Senator Blunt from Missouri will introduce an amendment (S.1729) to clarify that manure is not a hazardous substance, pollutant, or contaminant under the Comprehensive Environmental Response Compensation and Liability Act of 1980. Of course Missouri Representative Billy Long sponsored a companion bill in the House of Representatives. I wonder if they ever talked with the families who lost loved ones to e-coli from improperly handled manure contaminated the food they ate or if they considered the businesses impacted when lakes that are closed to full body contact because of e-coli levels.

Not to be outdone on the state level, in addition to passing last year’s SB.187, Senator Munzinger has already filed SB. 490. This bill states that if a permanent nuisance has moved next to your home or farm even if it smells up your property or pollutes the waters of the that runs through your property, maybe fills your pond with wastewater that your cows drink., you do not have the right to sue.

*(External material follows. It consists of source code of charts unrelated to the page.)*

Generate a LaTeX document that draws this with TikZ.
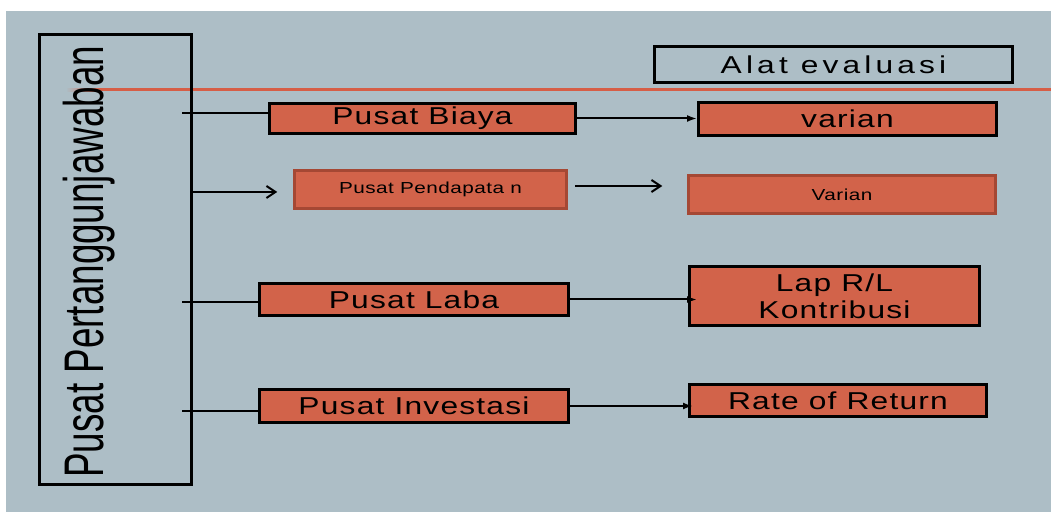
\documentclass[tikz,border=0pt]{standalone}
\usepackage{fontspec}
\setmainfont{Liberation Sans}
\newfontfamily\spacedfont[FakeStretch=1.3, LetterSpace=5]{Liberation Sans}
\newfontfamily\alatfont[FakeStretch=1.3, LetterSpace=17]{Liberation Sans}
\newfontfamily\smallfont[FakeStretch=1.3, LetterSpace=3]{Liberation Sans}
\newfontfamily\narrowfont[FakeStretch=0.66]{Liberation Sans}
\usepackage{tikz}
\usetikzlibrary{arrows.meta, positioning}
\definecolor{bgblue}{RGB}{173,190,198}
\definecolor{boxorange}{RGB}{210,99,74}
\definecolor{ruleorange}{RGB}{214,94,70}
\definecolor{boxedge}{RGB}{165,72,52}
\tikzset{
  orangebox/.style={rectangle, draw=black, fill=boxorange, line width=3bp,
    inner sep=0pt, font=\spacedfont\fontsize{24.5}{27}\selectfont},
  softbox/.style={rectangle, draw=boxedge, fill=boxorange, line width=2.5bp,
    inner sep=0pt, font=\smallfont\fontsize{16}{19}\selectfont},
  evalbox/.style={rectangle, draw=black, line width=3bp,
    inner sep=0pt, font=\alatfont\fontsize{24.5}{27}\selectfont},
  stub/.style={line width=2bp, color=black},
  fillarrow/.style={-{Latex[length=10bp,width=7bp]}, line width=2bp, color=black},
  openarrow/.style={-{Straight Barb[length=9bp,width=12bp]}, line width=2bp, color=black}
}
\begin{document}
\begin{tikzpicture}[x=1bp, y=-1bp]
  \useasboundingbox (0,0) rectangle (1051,512);
  % ── Background ─────────────────────────────────────────────────────
  \fill[white]  (0,0)  rectangle (1051,512);
  \fill[bgblue] (6,11) rectangle (1051,512);

  % ── Orange rule ────────────────────────────────────────────────────
  \shade[left color=bgblue, right color=ruleorange] (66,88.5) rectangle (100,91.5);
  \draw[ruleorange, line width=3bp] (100,90) -- (1051,90);

  % ── Responsibility centre column ──────────────────────────────────
  \node[evalbox, minimum width=152bp, minimum height=450bp] (pusat) at (115.5,259.5) {};
  \node[rotate=90, anchor=base west, inner sep=0pt,
        font=\narrowfont\fontsize{56}{60}\selectfont] (judul) at (103.5,478) {Pusat Pertanggunjawaban};

  % ── Header ────────────────────────────────────────────────────────
  \node[evalbox, minimum width=358bp, minimum height=36bp] (alat) at (833.5,64.5) {Alat evaluasi};

  % ── Centres ───────────────────────────────────────────────────────
  \node[orangebox, minimum width=306bp, minimum height=30bp] (biaya)      at (422.5,118.5) {Pusat Biaya};
  \node[softbox,   minimum width=272bp, minimum height=38bp] (pendapatan) at (430.5,189.5) {Pusat Pendapata n};
  \node[orangebox, minimum width=309bp, minimum height=32bp] (laba)       at (414,299.5)   {Pusat Laba};
  \node[orangebox, minimum width=309bp, minimum height=33bp] (investasi)  at (414,406)     {Pusat Investasi};

  % ── Evaluation tools ──────────────────────────────────────────────
  \node[orangebox, minimum width=298bp, minimum height=33bp] (varian)  at (847.5,119)   {varian};
  \node[softbox,   minimum width=307bp, minimum height=38bp] (varianb) at (842,194.5)   {Varian};
  \node[orangebox, minimum width=290bp, minimum height=59bp, align=center] (lap) at (834.5,296) {Lap R/L\\Kontribusi};
  \node[orangebox, minimum width=297bp, minimum height=32bp] (rate)    at (838,400.5)   {Rate of Return};

  % ── Stubs from the column ─────────────────────────────────────────
  \coordinate (s1) at (182,113);
  \coordinate (s2) at (193,192);
  \coordinate (s3) at (182,302);
  \coordinate (s4) at (182,411);
  \draw[stub] (s1) -- (s1 -| biaya.west);
  \draw[openarrow, shorten >=16bp] (s2) -- (s2 -| pendapatan.west);
  \draw[stub] (s3) -- (s3 -| laba.west);
  \draw[stub] (s4) -- (s4 -| investasi.west);

  % ── Centre to tool ────────────────────────────────────────────────
  \coordinate (p2) at (575,186);
  \draw[fillarrow] (biaya.east) -- (biaya.east -| varian.west);
  \draw[openarrow, shorten >=25bp] (p2) -- (p2 -| varianb.west);
  \draw[fillarrow, shorten >=-9bp] (laba.east) -- (laba.east -| lap.west);
  \draw[fillarrow, shorten >=-5bp] (investasi.east) -- (investasi.east -| rate.west);
\end{tikzpicture}
\end{document}
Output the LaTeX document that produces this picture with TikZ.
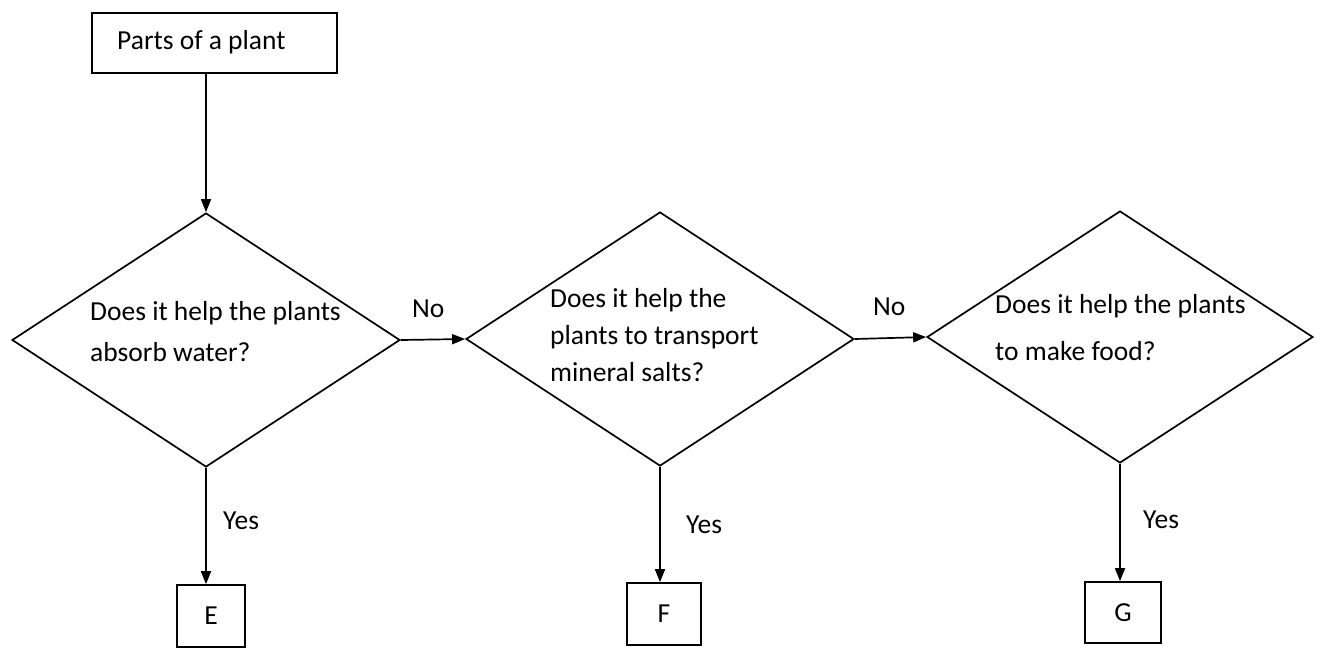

He was nice enough not to let them dump nuclear waste on us. Again I don’t think Sen. Munzinger spoke to any neighbors of these permanent nuisances and explained how this bill benefits the state and the corporations. I doubt if he knows any benefits to anyone except the corporations running these foul smelling factory farms. This bill offers even more protection for Animal Feeding Operations.

We cannot afford a blanket endorsement that all Animal Feeding Operations are great neighbors and improve the community or environment. If our legislature overturns all democratic votes and if we remove all accountability to these operations to be good, humane (both to the animals and their human neighbors) where will it stop? What is the future of Agriculture if this trend is allowed to continue? These laws may well be the end of our freedom to enjoy our property and for some the end of their future in agriculture. Missouri legislators should remember our state motto “The welfare of the people shall be the supreme law”.